Problem requirements
Write out the full set of records exactly. Any pictures in them do not belong in the copy.

-- BEGIN Given information --

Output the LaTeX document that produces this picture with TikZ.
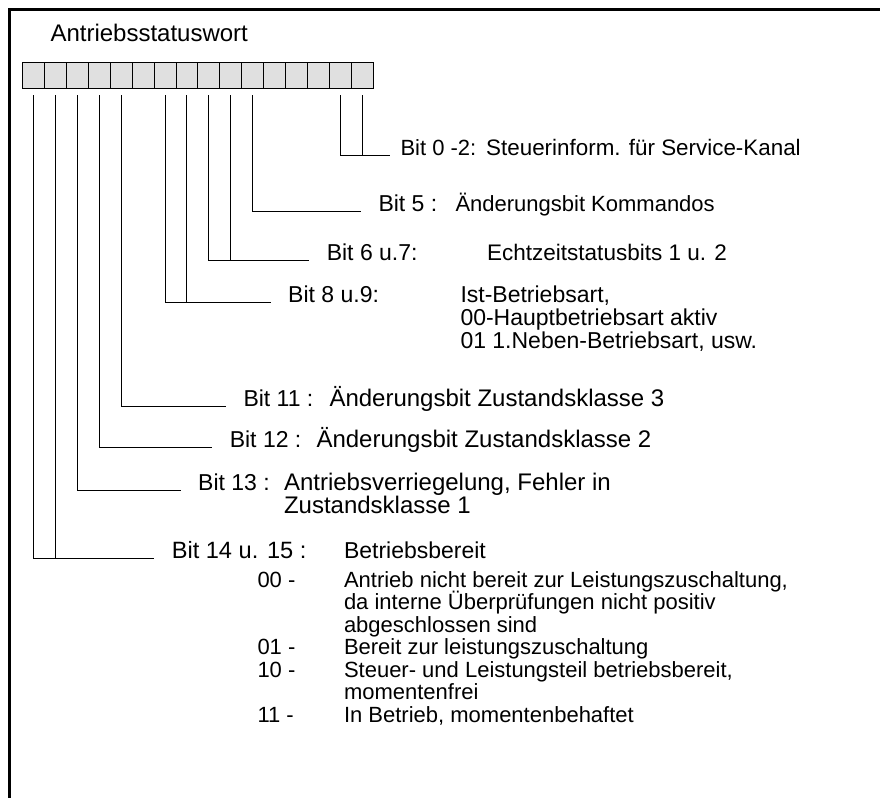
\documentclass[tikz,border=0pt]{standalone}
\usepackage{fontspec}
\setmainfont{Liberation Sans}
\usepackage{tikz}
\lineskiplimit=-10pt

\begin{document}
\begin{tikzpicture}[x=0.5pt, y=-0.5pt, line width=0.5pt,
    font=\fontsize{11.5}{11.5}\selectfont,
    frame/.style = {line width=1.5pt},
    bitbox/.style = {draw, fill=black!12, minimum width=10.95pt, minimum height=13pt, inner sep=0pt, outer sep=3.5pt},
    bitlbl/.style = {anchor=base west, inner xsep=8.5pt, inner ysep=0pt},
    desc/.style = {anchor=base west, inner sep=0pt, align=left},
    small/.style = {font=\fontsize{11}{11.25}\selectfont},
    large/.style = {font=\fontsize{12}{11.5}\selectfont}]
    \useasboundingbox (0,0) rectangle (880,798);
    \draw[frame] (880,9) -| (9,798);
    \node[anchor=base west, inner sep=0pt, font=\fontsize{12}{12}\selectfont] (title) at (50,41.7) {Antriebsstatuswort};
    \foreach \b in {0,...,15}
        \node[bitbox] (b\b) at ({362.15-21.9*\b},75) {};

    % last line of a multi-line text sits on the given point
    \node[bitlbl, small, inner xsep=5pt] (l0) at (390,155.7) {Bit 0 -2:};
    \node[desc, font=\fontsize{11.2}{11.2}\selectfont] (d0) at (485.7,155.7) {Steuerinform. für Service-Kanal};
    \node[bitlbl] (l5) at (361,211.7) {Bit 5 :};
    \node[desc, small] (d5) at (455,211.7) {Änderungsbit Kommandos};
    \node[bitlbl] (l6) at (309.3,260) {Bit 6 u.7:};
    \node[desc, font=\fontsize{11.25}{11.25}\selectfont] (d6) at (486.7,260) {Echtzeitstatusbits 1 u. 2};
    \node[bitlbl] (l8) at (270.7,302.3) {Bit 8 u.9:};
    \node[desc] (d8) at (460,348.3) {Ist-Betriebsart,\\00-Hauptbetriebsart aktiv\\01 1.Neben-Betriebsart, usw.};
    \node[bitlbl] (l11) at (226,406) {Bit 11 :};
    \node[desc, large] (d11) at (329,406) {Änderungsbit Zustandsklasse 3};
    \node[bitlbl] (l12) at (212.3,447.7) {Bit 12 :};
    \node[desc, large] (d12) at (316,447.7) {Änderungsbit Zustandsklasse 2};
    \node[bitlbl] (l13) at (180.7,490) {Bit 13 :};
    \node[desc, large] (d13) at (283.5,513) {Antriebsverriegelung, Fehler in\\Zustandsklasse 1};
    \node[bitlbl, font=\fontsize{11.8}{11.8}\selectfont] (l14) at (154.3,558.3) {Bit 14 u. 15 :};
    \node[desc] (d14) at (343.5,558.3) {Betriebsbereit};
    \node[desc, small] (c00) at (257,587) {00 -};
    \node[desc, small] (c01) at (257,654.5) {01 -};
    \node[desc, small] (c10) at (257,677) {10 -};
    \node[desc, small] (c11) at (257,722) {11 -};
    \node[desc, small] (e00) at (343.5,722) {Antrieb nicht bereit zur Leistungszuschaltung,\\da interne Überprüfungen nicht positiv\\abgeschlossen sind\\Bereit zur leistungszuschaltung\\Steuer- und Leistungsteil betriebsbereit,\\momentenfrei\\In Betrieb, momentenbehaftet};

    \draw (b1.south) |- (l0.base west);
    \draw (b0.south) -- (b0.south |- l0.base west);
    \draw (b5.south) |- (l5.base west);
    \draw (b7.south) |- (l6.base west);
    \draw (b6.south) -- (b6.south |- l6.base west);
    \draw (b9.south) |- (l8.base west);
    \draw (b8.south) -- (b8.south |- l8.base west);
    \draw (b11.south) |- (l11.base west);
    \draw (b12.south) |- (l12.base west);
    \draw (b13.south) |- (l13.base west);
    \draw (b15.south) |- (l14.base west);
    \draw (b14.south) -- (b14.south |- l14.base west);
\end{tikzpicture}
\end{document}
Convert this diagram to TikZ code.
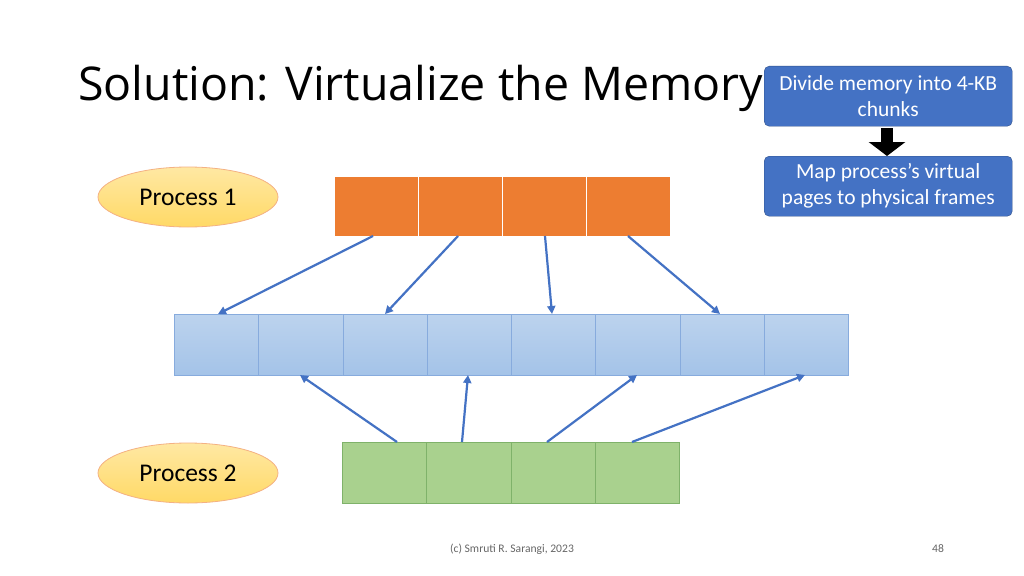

-- END Given information --

Exercise output
Output the LaTeX document that produces this picture with TikZ.
\documentclass[tikz,border=0pt]{standalone}
\usepackage{fontspec}
\setmainfont{Liberation Sans}
\usepackage{tikz}
\lineskiplimit=-10pt

\begin{document}
\begin{tikzpicture}[x=0.5pt, y=-0.5pt, line width=0.5pt,
    font=\fontsize{11.5}{11.5}\selectfont,
    frame/.style = {line width=1.5pt},
    bitbox/.style = {draw, fill=black!12, minimum width=10.95pt, minimum height=13pt, inner sep=0pt, outer sep=3.5pt},
    bitlbl/.style = {anchor=base west, inner xsep=8.5pt, inner ysep=0pt},
    desc/.style = {anchor=base west, inner sep=0pt, align=left},
    small/.style = {font=\fontsize{11}{11.25}\selectfont},
    large/.style = {font=\fontsize{12}{11.5}\selectfont}]
    \useasboundingbox (0,0) rectangle (880,798);
    \draw[frame] (880,9) -| (9,798);
    \node[anchor=base west, inner sep=0pt, font=\fontsize{12}{12}\selectfont] (title) at (50,41.7) {Antriebsstatuswort};
    \foreach \b in {0,...,15}
        \node[bitbox] (b\b) at ({362.15-21.9*\b},75) {};

    % last line of a multi-line text sits on the given point
    \node[bitlbl, small, inner xsep=5pt] (l0) at (390,155.7) {Bit 0 -2:};
    \node[desc, font=\fontsize{11.2}{11.2}\selectfont] (d0) at (485.7,155.7) {Steuerinform. für Service-Kanal};
    \node[bitlbl] (l5) at (361,211.7) {Bit 5 :};
    \node[desc, small] (d5) at (455,211.7) {Änderungsbit Kommandos};
    \node[bitlbl] (l6) at (309.3,260) {Bit 6 u.7:};
    \node[desc, font=\fontsize{11.25}{11.25}\selectfont] (d6) at (486.7,260) {Echtzeitstatusbits 1 u. 2};
    \node[bitlbl] (l8) at (270.7,302.3) {Bit 8 u.9:};
    \node[desc] (d8) at (460,348.3) {Ist-Betriebsart,\\00-Hauptbetriebsart aktiv\\01 1.Neben-Betriebsart, usw.};
    \node[bitlbl] (l11) at (226,406) {Bit 11 :};
    \node[desc, large] (d11) at (329,406) {Änderungsbit Zustandsklasse 3};
    \node[bitlbl] (l12) at (212.3,447.7) {Bit 12 :};
    \node[desc, large] (d12) at (316,447.7) {Änderungsbit Zustandsklasse 2};
    \node[bitlbl] (l13) at (180.7,490) {Bit 13 :};
    \node[desc, large] (d13) at (283.5,513) {Antriebsverriegelung, Fehler in\\Zustandsklasse 1};
    \node[bitlbl, font=\fontsize{11.8}{11.8}\selectfont] (l14) at (154.3,558.3) {Bit 14 u. 15 :};
    \node[desc] (d14) at (343.5,558.3) {Betriebsbereit};
    \node[desc, small] (c00) at (257,587) {00 -};
    \node[desc, small] (c01) at (257,654.5) {01 -};
    \node[desc, small] (c10) at (257,677) {10 -};
    \node[desc, small] (c11) at (257,722) {11 -};
    \node[desc, small] (e00) at (343.5,722) {Antrieb nicht bereit zur Leistungszuschaltung,\\da interne Überprüfungen nicht positiv\\abgeschlossen sind\\Bereit zur leistungszuschaltung\\Steuer- und Leistungsteil betriebsbereit,\\momentenfrei\\In Betrieb, momentenbehaftet};

    \draw (b1.south) |- (l0.base west);
    \draw (b0.south) -- (b0.south |- l0.base west);
    \draw (b5.south) |- (l5.base west);
    \draw (b7.south) |- (l6.base west);
    \draw (b6.south) -- (b6.south |- l6.base west);
    \draw (b9.south) |- (l8.base west);
    \draw (b8.south) -- (b8.south |- l8.base west);
    \draw (b11.south) |- (l11.base west);
    \draw (b12.south) |- (l12.base west);
    \draw (b13.south) |- (l13.base west);
    \draw (b15.south) |- (l14.base west);
    \draw (b14.south) -- (b14.south |- l14.base west);
\end{tikzpicture}
\end{document}
Convert this diagram to TikZ code.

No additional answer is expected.